> _Work to be completed_: Restate the data word for word and leave the images out.
+++ Source data
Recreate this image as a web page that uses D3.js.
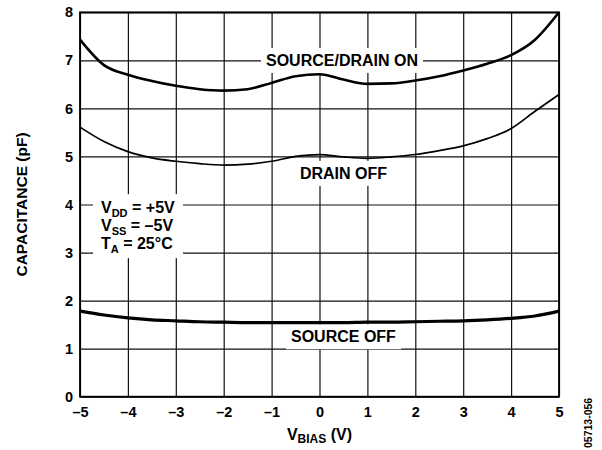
<!DOCTYPE html>
<html>
<head>
<meta charset="utf-8">
<script src="https://cdn.jsdelivr.net/npm/d3@7"></script>
<style>
  body { margin: 0; background: #fff; }
  text { font-family: "Liberation Sans", Arial, sans-serif; font-weight: bold; fill: #000; }
</style>
</head>
<body>
<div id="chart"></div>
<script>
// bias voltage (V), sampled every 0.5 V
const vBias = [-5, -4.5, -4, -3.5, -3, -2.5, -2, -1.5, -1, -0.5, 0, 0.5, 1, 1.5, 2, 2.5, 3, 3.5, 4, 4.5, 5];
// capacitance (pF)
const sourceDrainOn = [7.43, 6.90, 6.70, 6.57, 6.47, 6.40, 6.37, 6.40, 6.53, 6.67, 6.71, 6.60, 6.51, 6.52, 6.58, 6.67, 6.79, 6.93, 7.11, 7.43, 8.0];
const drainOff = [5.61, 5.31, 5.10, 4.97, 4.90, 4.85, 4.82, 4.84, 4.90, 5.00, 5.04, 4.99, 4.96, 4.99, 5.04, 5.12, 5.22, 5.37, 5.58, 5.94, 6.29];
const sourceOff = [1.78, 1.70, 1.64, 1.60, 1.58, 1.56, 1.55, 1.54, 1.54, 1.54, 1.54, 1.54, 1.55, 1.55, 1.56, 1.57, 1.58, 1.60, 1.63, 1.68, 1.78];
const xTicks = [-5, -4, -3, -2, -1, 0, 1, 2, 3, 4, 5];
const yTicks = [0, 1, 2, 3, 4, 5, 6, 7, 8];

let w = 602;
let h = 450;
let marginTop = 12.3;
let marginRight = 43;
let marginBottom = 53.3;
let marginLeft = 80;

let x = d3.scaleLinear().domain([-5, 5]).range([marginLeft, w - marginRight]);
let y = d3.scaleLinear().domain([0, 8]).range([h - marginBottom, marginTop]);

let fmt = function (d) {
  return d < 0 ? "\u2013" + Math.abs(d) : String(d);
};

let svg = d3.select("#chart").append("svg").attr("width", w).attr("height", h);

// grid + tick labels
let gx = svg
  .append("g")
  .attr("transform", `translate(0,${h - marginBottom})`)
  .call(
    d3.axisBottom(x).tickValues(xTicks).tickFormat(fmt)
      .tickSize(-(h - marginTop - marginBottom)).tickPadding(10)
  );
let gy = svg
  .append("g")
  .attr("transform", `translate(${marginLeft},0)`)
  .call(
    d3.axisLeft(y).tickValues(yTicks).tickFormat(fmt)
      .tickSize(-(w - marginLeft - marginRight)).tickPadding(7)
  );
[gx, gy].forEach(function (g) {
  g.select(".domain").remove();
  g.selectAll(".tick line").attr("stroke", "#111").attr("stroke-width", 1.2);
  g.selectAll(".tick text").attr("font-size", 14.5).attr("font-family", null);
});

svg
  .append("rect")
  .attr("x", marginLeft)
  .attr("y", marginTop)
  .attr("width", w - marginLeft - marginRight)
  .attr("height", h - marginTop - marginBottom)
  .attr("fill", "none")
  .attr("stroke", "#000")
  .attr("stroke-width", 1.8);

// label boxes (white backgrounds break the grid)
let boxLayer = svg.append("g");
let lineLayer = svg.append("g");
let textLayer = svg.append("g");

function label(txt, xv, yv) {
  let t = textLayer
    .append("text")
    .attr("x", x(xv))
    .attr("y", y(yv))
    .attr("dy", "0.35em")
    .attr("text-anchor", "middle")
    .attr("font-size", 16)
    .text(txt);
  let b = t.node().getBBox();
  boxLayer
    .append("rect")
    .attr("x", b.x - 5)
    .attr("y", b.y - 4)
    .attr("width", b.width + 10)
    .attr("height", b.height + 8)
    .attr("fill", "#fff");
}

label("SOURCE/DRAIN ON", 0.47, 7.0);
label("DRAIN OFF", 0.5, 4.65);
label("SOURCE OFF", 0.5, 1.25);

// test conditions
let cond = [
  ["V", "DD", " = +5V"],
  ["V", "SS", " = \u20135V"],
  ["T", "A", " = 25\u00b0C"],
];
let cg = textLayer.append("g");
cond.forEach(function (c, i) {
  let t = cg
    .append("text")
    .attr("x", x(-5) + 21)
    .attr("y", y(3.82) + i * 18)
    .attr("font-size", 16);
  t.append("tspan").text(c[0]);
  t.append("tspan").attr("font-size", 11).attr("dy", 4).text(c[1]);
  t.append("tspan").attr("dy", -4).text(c[2]);
});
let cb = cg.node().getBBox();
boxLayer
  .append("rect")
  .attr("x", cb.x - 8)
  .attr("y", cb.y - 5)
  .attr("width", cb.width + 16)
  .attr("height", cb.height + 8)
  .attr("fill", "#fff");

// curves
let line = d3
  .line()
  .x(function (d) { return x(d[0]); })
  .y(function (d) { return y(d[1]); })
  .curve(d3.curveMonotoneX);

[
  [sourceDrainOn, 2.6],
  [drainOff, 1.7],
  [sourceOff, 3.2],
].forEach(function (s) {
  lineLayer
    .append("path")
    .datum(d3.zip(vBias, s[0]))
    .attr("fill", "none")
    .attr("stroke", "#000")
    .attr("stroke-width", s[1])
    .attr("d", line);
});

// axis titles
let xt = svg
  .append("text")
  .attr("x", x(0))
  .attr("y", 440)
  .attr("text-anchor", "middle")
  .attr("font-size", 16);
xt.append("tspan").text("V");
xt.append("tspan").attr("font-size", 12).attr("dy", 3).text("BIAS");
xt.append("tspan").attr("dy", -3).text(" (V)");

svg
  .append("text")
  .attr("transform", `translate(27,${(marginTop + h - marginBottom) / 2}) rotate(-90)`)
  .attr("text-anchor", "middle")
  .attr("font-size", 15.5)
  .text("CAPACITANCE (pF)");

svg
  .append("text")
  .attr("transform", "translate(592,448) rotate(-90)")
  .attr("font-size", 10.5)
  .attr("font-weight", "normal")
  .text("05713-056");
</script>
</body>
</html>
++++++
> _Result of this task_:
Recreate this image as a web page that uses D3.js.
<!DOCTYPE html>
<html>
<head>
<meta charset="utf-8">
<script src="https://cdn.jsdelivr.net/npm/d3@7"></script>
<style>
  body { margin: 0; background: #fff; }
  text { font-family: "Liberation Sans", Arial, sans-serif; font-weight: bold; fill: #000; }
</style>
</head>
<body>
<div id="chart"></div>
<script>
// bias voltage (V), sampled every 0.5 V
const vBias = [-5, -4.5, -4, -3.5, -3, -2.5, -2, -1.5, -1, -0.5, 0, 0.5, 1, 1.5, 2, 2.5, 3, 3.5, 4, 4.5, 5];
// capacitance (pF)
const sourceDrainOn = [7.43, 6.90, 6.70, 6.57, 6.47, 6.40, 6.37, 6.40, 6.53, 6.67, 6.71, 6.60, 6.51, 6.52, 6.58, 6.67, 6.79, 6.93, 7.11, 7.43, 8.0];
const drainOff = [5.61, 5.31, 5.10, 4.97, 4.90, 4.85, 4.82, 4.84, 4.90, 5.00, 5.04, 4.99, 4.96, 4.99, 5.04, 5.12, 5.22, 5.37, 5.58, 5.94, 6.29];
const sourceOff = [1.78, 1.70, 1.64, 1.60, 1.58, 1.56, 1.55, 1.54, 1.54, 1.54, 1.54, 1.54, 1.55, 1.55, 1.56, 1.57, 1.58, 1.60, 1.63, 1.68, 1.78];
const xTicks = [-5, -4, -3, -2, -1, 0, 1, 2, 3, 4, 5];
const yTicks = [0, 1, 2, 3, 4, 5, 6, 7, 8];

let w = 602;
let h = 450;
let marginTop = 12.3;
let marginRight = 43;
let marginBottom = 53.3;
let marginLeft = 80;

let x = d3.scaleLinear().domain([-5, 5]).range([marginLeft, w - marginRight]);
let y = d3.scaleLinear().domain([0, 8]).range([h - marginBottom, marginTop]);

let fmt = function (d) {
  return d < 0 ? "\u2013" + Math.abs(d) : String(d);
};

let svg = d3.select("#chart").append("svg").attr("width", w).attr("height", h);

// grid + tick labels
let gx = svg
  .append("g")
  .attr("transform", `translate(0,${h - marginBottom})`)
  .call(
    d3.axisBottom(x).tickValues(xTicks).tickFormat(fmt)
      .tickSize(-(h - marginTop - marginBottom)).tickPadding(10)
  );
let gy = svg
  .append("g")
  .attr("transform", `translate(${marginLeft},0)`)
  .call(
    d3.axisLeft(y).tickValues(yTicks).tickFormat(fmt)
      .tickSize(-(w - marginLeft - marginRight)).tickPadding(7)
  );
[gx, gy].forEach(function (g) {
  g.select(".domain").remove();
  g.selectAll(".tick line").attr("stroke", "#111").attr("stroke-width", 1.2);
  g.selectAll(".tick text").attr("font-size", 14.5).attr("font-family", null);
});

svg
  .append("rect")
  .attr("x", marginLeft)
  .attr("y", marginTop)
  .attr("width", w - marginLeft - marginRight)
  .attr("height", h - marginTop - marginBottom)
  .attr("fill", "none")
  .attr("stroke", "#000")
  .attr("stroke-width", 1.8);

// label boxes (white backgrounds break the grid)
let boxLayer = svg.append("g");
let lineLayer = svg.append("g");
let textLayer = svg.append("g");

function label(txt, xv, yv) {
  let t = textLayer
    .append("text")
    .attr("x", x(xv))
    .attr("y", y(yv))
    .attr("dy", "0.35em")
    .attr("text-anchor", "middle")
    .attr("font-size", 16)
    .text(txt);
  let b = t.node().getBBox();
  boxLayer
    .append("rect")
    .attr("x", b.x - 5)
    .attr("y", b.y - 4)
    .attr("width", b.width + 10)
    .attr("height", b.height + 8)
    .attr("fill", "#fff");
}

label("SOURCE/DRAIN ON", 0.47, 7.0);
label("DRAIN OFF", 0.5, 4.65);
label("SOURCE OFF", 0.5, 1.25);

// test conditions
let cond = [
  ["V", "DD", " = +5V"],
  ["V", "SS", " = \u20135V"],
  ["T", "A", " = 25\u00b0C"],
];
let cg = textLayer.append("g");
cond.forEach(function (c, i) {
  let t = cg
    .append("text")
    .attr("x", x(-5) + 21)
    .attr("y", y(3.82) + i * 18)
    .attr("font-size", 16);
  t.append("tspan").text(c[0]);
  t.append("tspan").attr("font-size", 11).attr("dy", 4).text(c[1]);
  t.append("tspan").attr("dy", -4).text(c[2]);
});
let cb = cg.node().getBBox();
boxLayer
  .append("rect")
  .attr("x", cb.x - 8)
  .attr("y", cb.y - 5)
  .attr("width", cb.width + 16)
  .attr("height", cb.height + 8)
  .attr("fill", "#fff");

// curves
let line = d3
  .line()
  .x(function (d) { return x(d[0]); })
  .y(function (d) { return y(d[1]); })
  .curve(d3.curveMonotoneX);

[
  [sourceDrainOn, 2.6],
  [drainOff, 1.7],
  [sourceOff, 3.2],
].forEach(function (s) {
  lineLayer
    .append("path")
    .datum(d3.zip(vBias, s[0]))
    .attr("fill", "none")
    .attr("stroke", "#000")
    .attr("stroke-width", s[1])
    .attr("d", line);
});

// axis titles
let xt = svg
  .append("text")
  .attr("x", x(0))
  .attr("y", 440)
  .attr("text-anchor", "middle")
  .attr("font-size", 16);
xt.append("tspan").text("V");
xt.append("tspan").attr("font-size", 12).attr("dy", 3).text("BIAS");
xt.append("tspan").attr("dy", -3).text(" (V)");

svg
  .append("text")
  .attr("transform", `translate(27,${(marginTop + h - marginBottom) / 2}) rotate(-90)`)
  .attr("text-anchor", "middle")
  .attr("font-size", 15.5)
  .text("CAPACITANCE (pF)");

svg
  .append("text")
  .attr("transform", "translate(592,448) rotate(-90)")
  .attr("font-size", 10.5)
  .attr("font-weight", "normal")
  .text("05713-056");
</script>
</body>
</html>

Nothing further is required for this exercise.